Key Points
- Bitcoin’s price is on the verge of further decline, potentially dropping below $50k over the weekend.
- Increased sell-offs by Bitcoin whales and consecutive days of net cash outflows from US spot Bitcoin ETFs are contributing to the bearish outlook.
After ending Thursday’s trading session below a critical support level of roughly $57k, Bitcoin’s price is on the edge of another bearish week. The leading cryptocurrency fell more than 3 percent in the last 24 hours to trade around $55,360 on Friday, September 6, during the mid-London session. The entire altcoin market followed Bitcoin’s price action, led by Ethereum and Solana.
Short-Term Outlook
The short-term outlook for Bitcoin’s price signals more downturn, which could reverberate across the entire altcoin market. Furthermore, the positive correlation between Bitcoin and altcoins indicates a gradual shift of investors towards web3 investment for higher returns.
Arthur Hayes, BitMEX’s co-founder, suggests that Bitcoin’s price could crash below $50k over the weekend. Veteran trader Peter Brandt echoes this bearish stance, predicting a drop towards $46k in the near term after a macro megaphone formation.
However, if Bitcoin consistently closes above $65k and moves towards $70k in the near term, this bearish outlook could be invalidated. Still, Brandt warns traders that selling pressure outweighs buying sentiment on a weekly time frame.
Impact of Whales Capitulation
Amid Bitcoin’s volatile market, on-chain data analysis reveals that Bitcoin whales have increased their sell-offs. Bitcoin’s fear and greed index has sharply fallen towards 22 percent, indicating extreme market fear of capitulation.

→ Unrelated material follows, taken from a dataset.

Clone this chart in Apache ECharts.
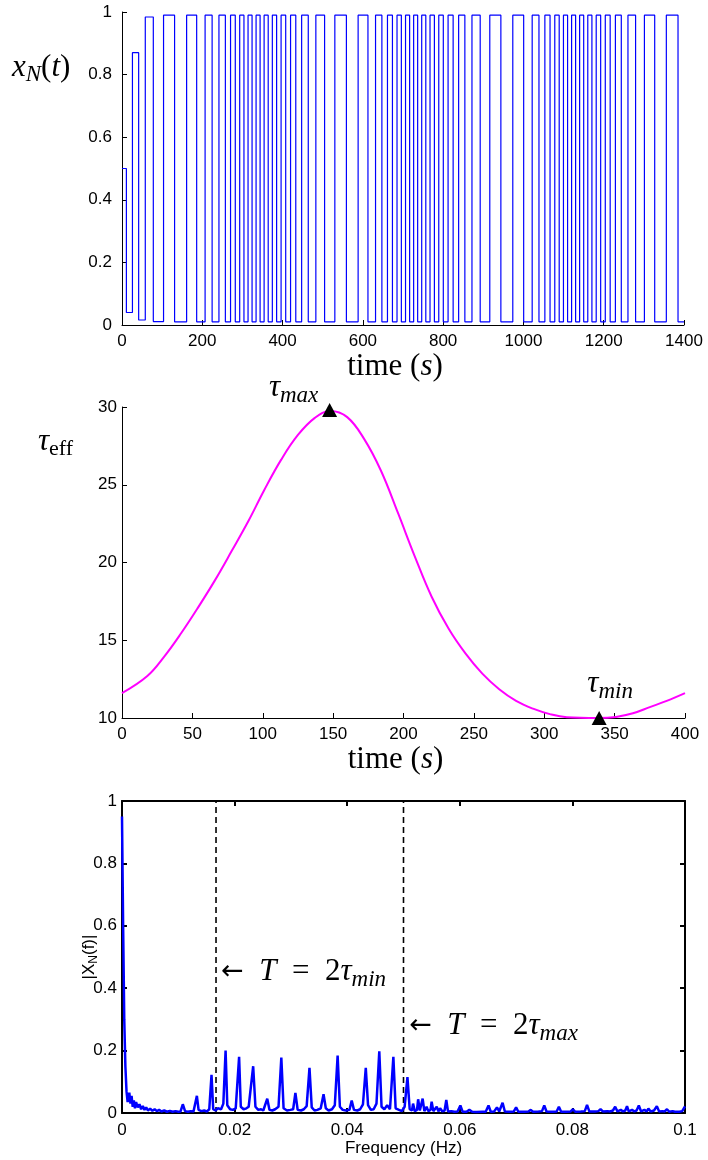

According to an on-chain data analysis by Lookonchain, a whale investor has deposited 4,544 Bitcoins, approximately $265 million, to the Binance exchange in the past seven days. The whale investor deposited 380 Bitcoins, worth over $21 million, to Binance earlier today.
A similar trend has been observed in US spot Bitcoin ETFs, led by Fidelity’s FBTC, in recent days. The US spot Bitcoin ETFs have seen seven consecutive days of net cash outflows. On Thursday, the US spot Bitcoin ETFs registered a net cash outflow of about $211 million, with FBTC contributing $149 million.
Market Overview
With most of the key Bitcoin events having already occurred this year, including the halving and the spot ETF approval, all eyes are on the anticipated Fed’s interest rate cut on September 18.
The ongoing market shift is expected to trigger a larger bull market in the fourth quarter that will extend into early next year.
Long-term investors, led by BlackRock, have continued to hold without wavering. In addition, the supply of Bitcoin on centralized exchanges has continued to drop significantly over the past five months, despite the overall bearish sentiments.